‘Moderate’ Defeats ‘Hardliner’ in Sham Iranian Presidential Election

Reformist candidate for the Iran's presidential election Masoud Pezeshkian clenches h
Vahid Salemi/AP

Reformist Masoud Pezeshkian defeated Ayatollah Ali Khamenei’s protege Saeed Jalili Friday to become Iran’s next president, winning the runoff election by 16.3 million votes to Jalili’s 13.5 million.

Pezeshkian was the leading candidate in the first round of Iran’s sham election on June 28, but he did not clear the 50-percent threshold necessary to win outright. He advanced to Friday’s runoff vote along with hardliner Jalili, leaving onetime favorite Mohammed Bagher Qalibaf behind.

Turnout for the first round hit a record low of 39 percent, as many Iranians have grown disgusted with the regime’s farcical elections and preferred to show their contempt by boycotting the vote.

Many opposition leaders and human rights activists urged the boycott as a means of embarrassing the theocratic regime and depriving it of legitimacy. The opposition also pointed out that even if a “moderate” like Pezeshkian were to win, he would not be able to reform the system very much, since absolute power – and control over most of Iran’s wealth – remains in the hands of the Ayatollah and his senior clerics.

Turnout for yesterday’s runoff vote was much higher, rising to 49.8 percent as voters saw Pezeshkian’s chances of defeating the hardliner Jalili improving.

Pezeshkian immediately swore fealty to Ayatollah Khamenei upon securing his victory and spoke of making only modest reforms, such as less brutal treatment for demonstrators, fewer restrictions on Internet access for the Iranian people, and cultivating a better relationship with the international community – except for Israel, which he specifically said he was not interested in building “friendly relations” with.

During one of the last presidential debates, Pezeshkian indicated some sympathy for the “Women, Life, Freedom” protesters and signaled his opposition to the strict headcovering laws that prompted Iran’s “morality police” to kill a young Kurdish woman named Mahsa Amini in 2022, triggering the largest protests Iran has seen since the Islamist takeover in 1979.

The Associated Press

In this photo taken by an individual not employed by the Associated Press and obtained by the AP outside Iran, Iranians protests the death of 22-year-old Mahsa Amini after she was detained by the morality police, in Tehran, Oct. 1, 2022. (Middle East Images, File/AP)

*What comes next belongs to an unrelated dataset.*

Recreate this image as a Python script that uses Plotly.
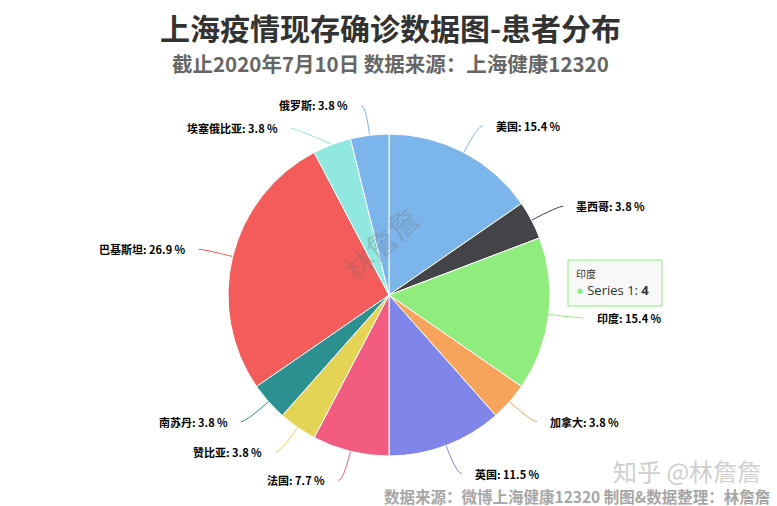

“We are losing our backing in the society, because of our behavior, high prices, our treatment of girls and because we censor the internet. People are discontent with us because of our behavior,” he said.

Pezeshkian’s campaign slogan, “For Iran,” seemingly alluded to a popular song by an Iranian artist named Shervin Hajipour, who was jailed for three years because he supported the Amini uprising.

The Tehran Stock Exchange (TSE) mustered some applause for Pezeshkian’s victory by rising 3.28 percent after years of declines. None of the Iranian presidential candidates laid out a clear economic agenda during their brief campaigns, but the market seemingly hopes Pezeshkian might make some progress toward easing international sanctions against Iran.

Pezeshkian might even have won by more than the official tally suggested. The UK Guardian noted that Qualibaf’s supporters seemed generally disinclined to throw their votes behind Jalili due to “sharp ideological differences,” which prevented the usual consolidation of hardliner votes from taking place.

Meanwhile, former foreign minister Mohammad Javad Zarif – Pezeshkian’s most influential supporter, and a prospective leader in his new administration – urged moderate voters to get into the game and put the reformist candidate over the top.

“Those who did not participate in the first round, you sent your message in the first period, now you must complete your message with your presence,” Zarif said. 

Reformists spread rumors of the regime frantically stuffing the ballot box in the final hours of Friday’s voting and paying clerics to herd rural voters to the polls. The final turnout figures were suspiciously high given that social media on Friday was filled with photos and video of empty polling stations.

Whatever tricks the regime might have pulled at the last minute, they were not enough to erase Pezeshkian’s lead. Rumors of his victory brought cheering supporters into the streets at three in the morning while the ballots were still being counted:

Khamenei congratulated Pezeshkian for his victory on Saturday morning and praised the increased turnout as a repudiation of the ballot boycott campaign, which he said was “orchestrated by the enemies of the Iranian nation to induce despair and a feeling of hopelessness.”

“I would like to recommend Dr. Pezeshkian, the elected president, put his trust in Allah, the Compassionate, and set his vision on high, bright horizons,” the ayatollah said. Pezeshkian was a cardiac surgeon before he went into politics.

Pezeshkian succeeded President Ebrahim Raisi, who came to power in 2021 in an even more heavily rigged election that barred all reform-minded candidates from running at all. Raisi was killed in a helicopter crash in May.